The benefit of this option is to reduce the friction of the PSU going through multiple separate re-authentication journeys with the same ASPSP.
During the initial set up, the ASPSP shares an encrypted unique identifier of the PSU with the AISP. This unique identifier can also be bound to a unique identifier associated with the PSU’s device (e.g. mobile handset) at the time of setup process and could thus be used by the ASPSP to identify the PSU and serve as one of the factors to support the application of the SCA (1st factor). The PSU’s device could be considered a ‘trusted platform’ for the ASPSP, i.e is the same known device of the PSU that the ASPSP would trust if the PSU was authenticated via its own app/web site. The device would then request the PSU to log-in using a biometric and/or password before being able to use the device for accessing any AISP services (2nd factor).
The above 2 factors could be used to support the requirements of SCA performed by the AISP on behalf of the ASPSP. This option relies on leveraging existing device hardware and operating system capabilities that the ASPSP may already be relying today to identify the PSU while applying SCA on their own existing channels.
The benefit of this option is to make the re-authentication journey seamless to the PSU. This option is also likely to require a contract between the AISP and the ASPSP.
The PSU is issued with a digital identity by a shared service (e.g. register with brand x) which also allows the PSU to authenticate via SCA (e.g. login with brand x). When the AISP requires the PSU to undergo authentication within or at the expiry of the 90 day period for account information access, the AISP may alert the customer within the session or outside the session (e.g. via SMS or push notification) when any payment account(s) access are due for a refresh. The AISP will then require the PSU to use this authentication service to undergo SCA for accounts that need to be ‘refreshed’. This action would then notify the ASPSP that SCA has been successfully completed, enabling the ASPSP to refresh access and for the 90 days counter to be reset by both AISP and ASPSP.
This method could be used by a PSU across multiple AISPs and ASPSPs if they all shared the same authentication service. Examples of this option include:
The benefits of this option is a seamless application of SCA which could also reduce costs for the relying party. This could also enable allow for a single SCA to refresh multiple AISP and/or ASPSP accounts.

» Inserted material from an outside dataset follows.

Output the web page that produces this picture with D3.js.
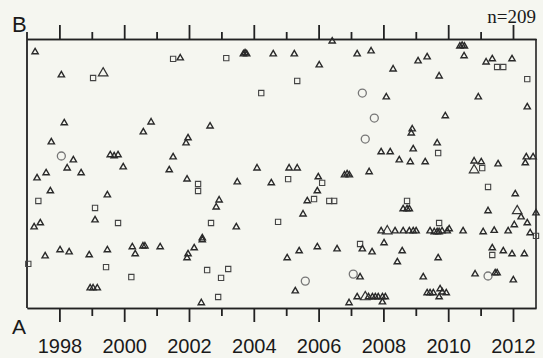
<!DOCTYPE html>
<html>
<head>
<meta charset="utf-8">
<script src="https://cdn.jsdelivr.net/npm/d3@7"></script>
<style>
  body { margin: 0; background: #f5f6f0; }
  svg { display: block; }
</style>
</head>
<body>
<div id="chart"></div>
<script>
// Years on the axis
const majorYears = [1998, 2000, 2002, 2004, 2006, 2008, 2010, 2012];
const minorYears = [1999, 2001, 2003, 2005, 2007, 2009, 2011];

// Position between A (0) and B (100)
const triangles = [
  [1997.25,95.2],[1998.06,86.6],[2003.68,94.4],[2003.73,94.8],[2003.78,94.4],[2004.60,94.4],[2005.25,94.4],
  [2006.42,99.2],[2007.19,94.4],[2006.02,90.3],[2001.73,92.9],[2007.62,95.5],[2009.07,91.8],[2009.35,93.3],
  [2008.30,88.8],[2009.72,86.2],[2010.36,97.3],[2010.43,97.6],[2010.50,97.3],[2010.49,93.7],[2011.17,91.4],
  [2011.36,92.6],[2011.97,92.6],[2008.09,78.4],[2010.93,78.4],[2012.44,74.7],[2009.91,71.4],
  [1998.15,68.8],[2000.83,69.1],[2000.59,65.4],[1997.75,61.7],[1999.57,56.9],[1999.69,56.5],[1999.81,56.9],
  [2001.51,56.1],[1998.43,55.0],[1998.24,52.0],[1999.97,52.4],[2001.39,51.3],[1997.59,50.2],[1998.67,50.2],
  [1997.31,48.3],[1997.72,43.5],[1999.48,42.0],[1999.10,32.7],[1997.22,30.1],[1997.41,31.6],
  [2002.65,67.6],[2001.97,63.2],[2001.91,61.3],[2004.10,52.0],[2005.09,52.0],[2005.34,52.0],[2006.80,49.4],
  [2006.88,49.8],[2006.95,49.4],[2001.94,47.9],[2003.49,46.8],[2004.54,46.5],[2005.99,48.7],[2005.96,43.5],
  [2005.65,39.8],[2002.93,40.1],[2002.84,37.5],[2005.52,34.9],[2003.46,30.1],[2002.41,26.0],
  [2008.89,66.5],[2008.86,65.0],[2009.66,61.3],[2008.92,59.1],[2007.93,58.0],[2008.21,58.0],[2008.49,55.0],
  [2008.83,54.3],[2009.29,54.3],[2012.41,56.1],[2012.62,56.1],[2012.38,53.9],[2010.80,54.6],[2011.02,54.3],
  [2011.54,53.5],[2007.56,50.6],[2012.07,42.4],[2008.61,36.8],[2008.73,36.8],[2008.80,36.8],[2011.23,36.1],
  [2012.25,33.8],[2012.71,35.3],[2012.04,30.9],[2012.44,31.6],
  [2007.93,28.6],[2008.36,28.6],[2008.61,28.6],[2008.80,28.6],[2008.92,28.6],[2009.01,28.6],[2009.44,28.6],
  [2009.57,28.3],[2009.66,28.3],[2009.72,28.3],[2009.81,28.6],[2009.97,28.6],[2010.03,29.4],[2010.46,28.6],
  [2011.08,28.3],[2011.42,28.8],[2011.85,28.6],[2012.53,27.9],
  [1997.56,19.3],[1998.02,21.6],[1998.30,20.8],[1998.92,19.7],[1999.48,21.6],[1998.95,7.4],[1999.04,7.4],
  [1999.17,7.4],[2000.25,22.7],[2000.34,20.1],[2000.58,23.0],[2000.64,23.0],[2001.11,22.7],[2001.94,18.6],
  [2001.97,20.1],[2002.16,22.3],[2002.41,25.3],[2002.38,1.9],[2005.03,18.6],[2005.40,21.2],[2005.96,22.7],
  [2006.57,21.9],[2005.28,6.3],[2006.94,1.9],[2007.19,4.1],[2007.35,21.9],[2008.02,24.2],[2007.65,20.8],
  [2008.58,21.2],[2008.43,17.1],[2009.69,18.6],[2009.23,11.5],[2009.35,5.6],[2009.44,5.6],[2009.54,5.6],
  [2009.75,7.1],[2009.82,5.9],[2009.94,5.6],[2009.72,4.1],[2007.54,4.1],[2007.66,4.1],[2007.75,4.1],
  [2007.84,4.1],[2007.97,4.1],[2008.06,4.1],[2007.97,2.2],[2007.28,11.5],[2011.36,22.3],[2011.70,21.2],
  [2011.97,20.1],[2012.35,20.1],[2010.83,12.6],[2011.45,13.0],[2011.51,13.0],[2012.01,10.4]
];
const bigTriangles = [[1999.35,87.3],[2010.80,51.3],[2008.12,28.6],[2012.13,36.1],[2007.44,4.1]];
const squares = [
  [1999.04,85.5],[2001.51,92.6],[2003.15,92.9],[2005.34,84.4],[2004.23,79.9],[2011.51,89.6],[2011.70,89.6],
  [2012.44,85.1],[1997.35,39.8],[1999.10,37.2],[1999.81,31.6],[2002.28,46.1],[2002.28,43.5],[2005.06,47.9],
  [2006.11,46.5],[2005.86,40.5],[2006.33,39.8],[2006.48,39.8],[2002.68,31.6],[2004.75,32.0],[2009.69,57.6],
  [2011.05,52.0],[2011.23,45.0],[2008.73,39.8],[2009.72,31.6],[2012.71,26.8],[1997.04,16.4],[1999.44,15.2],
  [2000.22,11.5],[2002.56,14.1],[2002.99,11.2],[2003.21,14.5],[2002.90,4.1],[2007.28,23.8],[2011.36,19.7]
];
const circles = [[1998.06,56.5],[2007.35,79.9],[2007.72,70.6],[2007.44,62.8],[2005.59,10.0],[2007.07,12.6],[2011.23,11.9]];

const margin = { top: 39, right: 7, bottom: 50, left: 27 },
    width = 543 - margin.left - margin.right,
    height = 358 - margin.top - margin.bottom;

const svg = d3.select("#chart")
    .append("svg")
    .attr("width", 543)
    .attr("height", 358)
    .style("background", "#f5f6f0");

const g = svg.append("g")
    .attr("transform", `translate(${margin.left},${margin.top})`);

const x = d3.scaleLinear().domain([1997, 2012.71]).range([0, width]);
const y = d3.scaleLinear().domain([0, 100]).range([height, 0]);

const ink = "#222";

// axes top and bottom, ticks on both, labels only at the bottom
function ticks(axisFn, values, size, yPos, labels) {
    const a = g.append("g")
        .attr("transform", `translate(0,${yPos})`)
        .call(axisFn(x).tickValues(values).tickSize(size).tickSizeOuter(0)
            .tickPadding(17)
            .tickFormat(labels ? d3.format("d") : ""));
    a.select(".domain").attr("stroke", ink).attr("stroke-width", 1.6);
    a.selectAll(".tick line").attr("stroke", ink).attr("stroke-width", 1.8);
    a.selectAll("text")
        .attr("fill", "#1a1a1a")
        .style("font-family", "'Liberation Sans', Arial, sans-serif")
        .style("font-size", "20px");
    return a;
}
ticks(d3.axisTop, majorYears, 14, 0, false);
ticks(d3.axisTop, minorYears, 7, 0, false);
ticks(d3.axisBottom, majorYears, 14, height, true);
ticks(d3.axisBottom, minorYears, 8, height, false);

// side lines
g.append("line").attr("x1", 0).attr("x2", 0).attr("y1", -7).attr("y2", height)
    .attr("stroke", ink).attr("stroke-width", 1.8);
g.append("line").attr("x1", width).attr("x2", width).attr("y1", 0).attr("y2", height)
    .attr("stroke", ink).attr("stroke-width", 1.6);

// markers
const tri = d3.symbol().type(d3.symbolTriangle).size(17);
const triBig = d3.symbol().type(d3.symbolTriangle).size(40);
const sq = d3.symbol().type(d3.symbolSquare).size(28);

g.selectAll(".sq").data(squares).join("path")
    .attr("d", sq)
    .attr("transform", d => `translate(${x(d[0])},${y(d[1])})`)
    .attr("fill", "none").attr("stroke", "#444").attr("stroke-width", 1.1);

g.selectAll(".ci").data(circles).join("circle")
    .attr("cx", d => x(d[0])).attr("cy", d => y(d[1])).attr("r", 4)
    .attr("fill", "none").attr("stroke", "#777").attr("stroke-width", 1.3);

g.selectAll(".tr").data(triangles).join("path")
    .attr("d", tri)
    .attr("transform", d => `translate(${x(d[0])},${y(d[1])})`)
    .attr("fill", "none").attr("stroke", "#2a2a2a").attr("stroke-width", 1.4);

g.selectAll(".tb").data(bigTriangles).join("path")
    .attr("d", triBig)
    .attr("transform", d => `translate(${x(d[0])},${y(d[1])})`)
    .attr("fill", "none").attr("stroke", "#333").attr("stroke-width", 1.2);

// labels
svg.append("text").attr("x", 12).attr("y", 32).text("B")
    .style("font-family", "'Liberation Sans', Arial, sans-serif").style("font-size", "22px").attr("fill", "#1a1a1a");
svg.append("text").attr("x", 12).attr("y", 334).text("A")
    .style("font-family", "'Liberation Sans', Arial, sans-serif").style("font-size", "21px").attr("fill", "#1a1a1a");
svg.append("text").attr("x", 536).attr("y", 23).attr("text-anchor", "end").text("n=209")
    .style("font-family", "'Liberation Serif', 'Times New Roman', serif").style("font-size", "19px").attr("fill", "#1a1a1a");
</script>
</body>
</html>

This option is likely to require a contract between the AISP, ASPSP and/or any 3rd party service.
After the initial SCA by the PSU with the ASPSP to set up account access, all subsequent refreshes of data are using the AISP’s API via a ‘webhook’, whereby the ASPSP pushes account data updates (e.g. balances, and transactions) to the AISP in real-time as each change takes place to the account. This method is currently used by several corporates and accounting software providers as a form of ‘direct’ access.
The benefits of this option are first to enable the AISP to provide to the PSU some (or all) of the AIS services in real-time, and secondly is a much more efficient (i.e. less load on networks and servers for both ASPSPs and TPPs) method of transferring data versus polling.
This option is also likely to require a contract between the AISP and ASPSP. It may also need to be used in conjunction with one of the other options above, as the AISP is still accessing the PSU’s account, albeit via a push rather than a pull and the application of SCA at least every 90 days will need to be considered accordingly.